Has the deep ocean warmed in the subtropical South Pacific?
Event: 2017 Ocean Surface Topography Science Team Meeting
Session: Science I: Climate data records for understanding the causes of global and regional sea level variability and change
Presentation type: Type Poster
The persistent energy imbalance at the top of the atmosphere, inferred from satellite measurements, indicates that the Earth climate system continues to accumulate excess heat. As only sparse and irregular measurements of ocean heat below 2000-m depth exist, one of the most challenging questions in global climate change studies is whether the excess heat has already penetrated into the deep-ocean.
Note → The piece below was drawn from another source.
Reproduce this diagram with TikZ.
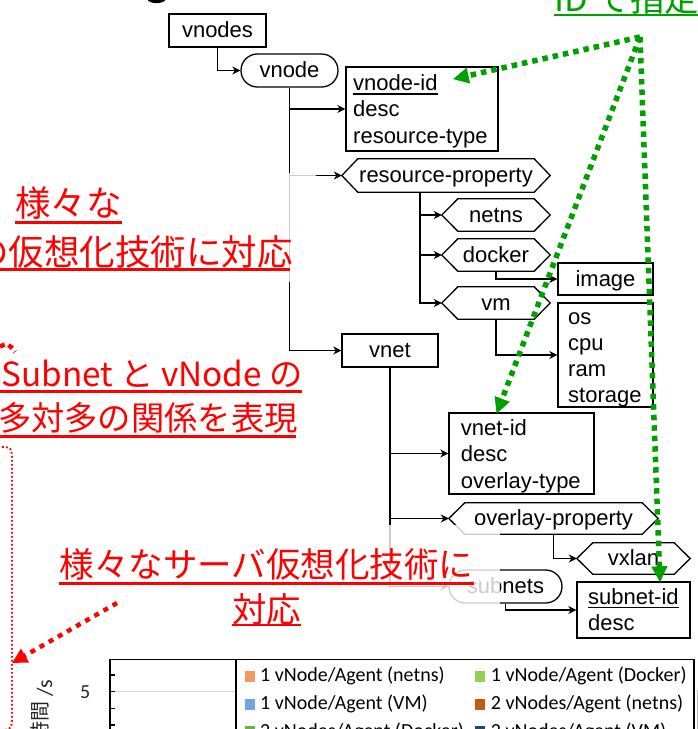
\documentclass[tikz,border=0pt]{standalone}
\usepackage{fontspec}
\setmainfont{Liberation Sans}
\newfontfamily\cjk{Noto Sans CJK JP}
\newfontfamily\calib{Carlito}
\usetikzlibrary{arrows.meta,calc}
\definecolor{jred}{RGB}{255,0,0}
\definecolor{jgreen}{RGB}{0,160,0}
\definecolor{legA}{RGB}{241,154,96}
\definecolor{legB}{RGB}{146,208,80}
\definecolor{legC}{RGB}{112,166,222}
\definecolor{legD}{RGB}{197,90,17}
\definecolor{legE}{RGB}{112,173,71}
\definecolor{legF}{RGB}{38,68,120}
\tikzset{
  lbl/.style={font=\fontsize{22}{26}\selectfont, text height=16pt, text depth=1.6pt, inner sep=0pt},
  rectbox/.style={lbl, draw=black, line width=1.3pt, rectangle},
  stadium/.style={lbl, draw=black, line width=1.3pt, rounded corners=16.4pt},
  hexbox/.style={lbl, rectangle},
  fieldbox/.style={draw=black, line width=1.3pt, inner sep=0pt},
  fieldtxt/.style={font=\fontsize{22}{26}\selectfont, inner sep=0pt, anchor=base west},
  hexline/.style={draw=black, line width=1.3pt, line join=miter},
  link/.style={line width=1.5pt, -{Stealth[length=8pt,width=8pt,inset=2.5pt]}},
  haze/.style={fill=white, fill opacity=0.8, draw=none},
  jp/.style={font=\cjk\fontsize{34.5}{40}\selectfont, text=jred, inner sep=0pt},
  jpbig/.style={font=\cjk\fontsize{35.5}{40}\selectfont, text=jred, inner sep=0pt},
  jpsmall/.style={font=\cjk\fontsize{33.3}{40}\selectfont, text=jred, inner sep=0pt},
  redul/.style={draw=jred, line width=2.6pt},
  greenul/.style={draw=jgreen, line width=2.6pt},
  garrow/.style={draw=jgreen, line width=5.5pt, dash pattern=on 5.5pt off 5pt,
    -{Triangle[length=16pt,width=15pt]}},
  rarrow/.style={draw=jred, line width=4.5pt, dash pattern=on 5pt off 5.5pt,
    -{Triangle[length=15pt,width=15pt]}},
  legtxt/.style={font=\calib\fontsize{20}{24}\selectfont, inner sep=0pt, anchor=base west},
}
\begin{document}
\begin{tikzpicture}[x=1pt,y=-1pt]
\useasboundingbox (0,0) rectangle (698,729);
\clip (0,0) rectangle (698,729);

% bottom of a title glyph at the top edge
\fill[black] (147,-1) .. controls (149,4.5) and (164,4.5) .. (166,-1) -- cycle;

% ---------- data model tree ----------
\node[rectbox, minimum width=97pt, minimum height=33pt] (vnodes) at (217.5,30.5) {vnodes};
\node[stadium, minimum width=97pt, minimum height=33pt] (vnode) at (289.5,70.5) {vnode};

\node[fieldbox, minimum width=152pt, minimum height=84pt] (vnodeid) at (422,109) {};
\node[fieldtxt] (vnodeidA) at (353,90) {vnode-id};
\node[fieldtxt] (vnodeidB) at (353,116.5) {desc};
\node[fieldtxt] (vnodeidC) at (353,143) {resource-type};
\draw[line width=1.5pt] ($(vnodeidA.base west)+(0,4)$) -- ($(vnodeidA.base east)+(0,4)$);

\node[hexbox, minimum width=208pt, minimum height=33pt] (rp) at (446,175.5) {resource-property};
\node[hexbox, minimum width=108pt, minimum height=32pt] (netns) at (496,215) {netns};
\node[hexbox, minimum width=108pt, minimum height=32pt] (docker) at (496,255) {docker};
\node[hexbox, minimum width=108pt, minimum height=32pt] (vm) at (496,303) {vm};

\node[rectbox, minimum width=95pt, minimum height=32pt] (image) at (605.5,279) {image};
\node[fieldbox, minimum width=95pt, minimum height=104pt] (osbox) at (605.5,355) {};
\node[fieldtxt] (osA) at (568,324.3) {os};
\node[fieldtxt] (osB) at (568,350.5) {cpu};
\node[fieldtxt] (osC) at (568,376.7) {ram};
\node[fieldtxt] (osD) at (568,402.9) {storage};

\node[rectbox, minimum width=96pt, minimum height=33pt] (vnet) at (390,350.5) {vnet};

\node[fieldbox, minimum width=145pt, minimum height=81pt] (vnetid) at (521.5,453.5) {};
\node[fieldtxt] (vnetidA) at (460.7,435) {vnet-id};
\node[fieldtxt] (vnetidB) at (460.7,461.5) {desc};
\node[fieldtxt] (vnetidC) at (460.7,488) {overlay-type};

\node[hexbox, minimum width=209pt, minimum height=31pt] (ovp) at (553.5,518.5) {overlay-property};
\node[hexbox, minimum width=113pt, minimum height=31pt] (vxlan) at (633.5,558.5) {vxlan};

\node[stadium, minimum width=113pt, minimum height=33pt] (subnets) at (505.5,586.5) {subnets};
\node[fieldbox, minimum width=113pt, minimum height=56pt] (subnetid) at (633.5,610) {};
\node[fieldtxt] (subnetidA) at (588,604) {subnet-id};
\node[fieldtxt] (subnetidB) at (588,630) {desc};
\draw[line width=1.5pt] ($(subnetidA.base west)+(0,3.5)$) -- ($(subnetidA.base east)+(0,3.5)$);

% hexagon outlines
\foreach \h in {rp,netns,docker,vm,ovp,vxlan}{
  \draw[hexline] (\h.west) -- ([xshift=16pt]\h.north west) -- ([xshift=-16pt]\h.north east)
    -- (\h.east) -- ([xshift=-16pt]\h.south east) -- ([xshift=16pt]\h.south west) -- cycle;
}

% tree connectors
\draw[link] (vnodes.south) |- (vnode.west);
\draw[link] (vnode.south) |- (vnodeid.west);
\draw[link] (vnode.south) |- (rp.west);
\draw[link] (vnode.south) |- (vnet.west);
\coordinate (rpT) at ($(rp.south west)+(78,0)$);
\draw[link] (rpT) |- (netns.west);
\draw[link] (rpT) |- (docker.west);
\draw[link] (rpT) |- (vm.west);
\draw[link] (docker.south) |- (image.west);
\draw[link] (vm.south) |- (osbox.west);
\draw[link] (vnet.south) |- (vnetid.west);
\draw[link] (vnet.south) |- (ovp.west);
\draw[link] (vnet.south) |- (subnets.west);
\draw[link] (ovp.south) |- (vxlan.west);
\draw[link] (subnets.south) |- (subnetid.west);

% ---------- green callout: IDs ----------
\node[font=\cjk\fontsize{34.5}{40}\selectfont, text=jgreen, inner sep=0pt, anchor=base west] (idnote) at (554,11) {ID で指定};
\draw[greenul] ($(idnote.base west)+(0,4)$) -- ($(idnote.base east)+(0,4)$);
\coordinate (idsrc) at (640,37);
\draw[garrow] (idsrc) -- ([xshift=15pt,yshift=3pt]vnodeidA.east);
\draw[garrow] (idsrc) -- ([xshift=-25pt,yshift=-1.5pt]vnetid.north);
\draw[garrow] (idsrc) -- ([xshift=26.5pt,yshift=-1pt]subnetid.north);

% ---------- red callouts ----------
\fill[haze] (-5,173) rectangle (316,282);
\fill[haze] (35,525) rectangle (500,636);

\node[jpbig, anchor=base west] (t1a) at (15,216.2) {様々な};
\draw[redul] ($(t1a.base west)+(0,6.5)$) -- ($(t1a.base east)+(0,6.5)$);
\node[jpbig, anchor=base east] (t1b) at (293,265) {の仮想化技術に対応};
\draw[redul] ($(t1b.base west)+(0,4.3)$) -- ($(t1b.base east)+(-3,4.3)$);

\node[jpsmall, anchor=base east] (t2a) at (303,386) {Subnet と vNode の};
\draw[redul] ($(t2a.base west)+(-5,5.7)$) -- ($(t2a.base east)+(-1,5.7)$);
\node[jpsmall, anchor=base east] (t2b) at (298,430) {多対多の関係を表現};
\draw[redul] ($(t2b.base west)+(0,6.7)$) -- ($(t2b.base east)+(-2,6.7)$);

\node[jp, anchor=base] (t3a) at (266.5,577) {様々なサーバ仮想化技術に};
\draw[redul] ($(t3a.base west)+(0,6.3)$) -- ($(t3a.base east)+(0,6.3)$);
\node[jp, anchor=base] (t3b) at (266.5,622) {対応};
\draw[redul] ($(t3b.base west)+(0,3)$) -- ($(t3b.base east)+(0,3)$);

% red dotted frame edge and pointers
\draw[jred, line width=1.8pt, dash pattern=on 1.8pt off 2.2pt]
  (-2,447) .. controls (12,447) .. (12,462) -- (12,716) .. controls (12,729) .. (-2,731);
\draw[jred, line width=4.5pt, dash pattern=on 5pt off 4pt] (0,346.5) .. controls (8,343) .. (15,352);
\coordinate (redsrc) at (117,603);
\coordinate (redtip) at (12,663);
\draw[rarrow] (redsrc) -- (redtip);

% ---------- chart fragment ----------
\draw[black!15, line width=1pt] (110,691.7) -- (236,691.7);
\draw[black, line width=1.6pt] (110,735) -- (110,659.5) -- (694,659.5);
\foreach \ty in {675,691.7,708.2,725}{
  \draw[black, line width=1.2pt] (110,\ty) -- (115,\ty);
}
\node[font=\calib\fontsize{20}{24}\selectfont, inner sep=0pt, anchor=base east, text=black!85] (tick5) at (90.5,698.5) {5};
\node[font=\calib\fontsize{22}{24}\selectfont, inner sep=0pt, rotate=90, anchor=base east, text=black!85] (ylab) at (52,679.5) {{\cjk\fontsize{20}{24}\selectfont\raisebox{5pt}{時間}} /s};

\draw[black, line width=1.6pt] (236,740) -- (236,659.5) -- (694,659.5) -- (694,740);
\draw[black!25, line width=1pt] (697,690) -- (697,740);

\fill[legA] (245,671) rectangle (255,682);
\node[legtxt] (legA) at (260,681.5) {1 vNode/Agent (netns)};
\fill[legB] (474.5,671) rectangle (485,682);
\node[legtxt] (legB) at (490.7,681.5) {1 vNode/Agent (Docker)};
\fill[legC] (245,698.5) rectangle (255,709.5);
\node[legtxt] (legC) at (260,709.5) {1 vNode/Agent (VM)};
\fill[legD] (474.5,698.5) rectangle (485,709.5);
\node[legtxt] (legD) at (490.7,709.5) {2 vNodes/Agent (netns)};
\fill[legE] (245,726) rectangle (255,737);
\node[legtxt] (legE) at (260,737.5) {2 vNodes/Agent (Docker)};
\fill[legF] (474.5,726) rectangle (485,737);
\node[legtxt] (legF) at (490.7,737.5) {2 vNodes/Agent (VM)};
\end{tikzpicture}
\end{document}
Here, we perform a comprehensive analysis of satellite and in situ measurements to report that a significant deep-ocean warming occurred in the subtropical South Pacific Ocean over the past decade (2005-2014). The local accumulation of heat accounted for up to a quarter of the global ocean heat increase, with directly and indirectly inferred deep ocean (below 2000-m) contribution of 2.4±1.4 and 6.1-10.1±4.4%, respectively. We further demonstrate that the deep-ocean warming was consistent with the upper-ocean warming, and likely driven (or at least favored) by persistent wind-driven convergence intrinsic to La Niña-like conditions. This suggests that the observed warming at least partially reflects an interannual to interdecadal variation.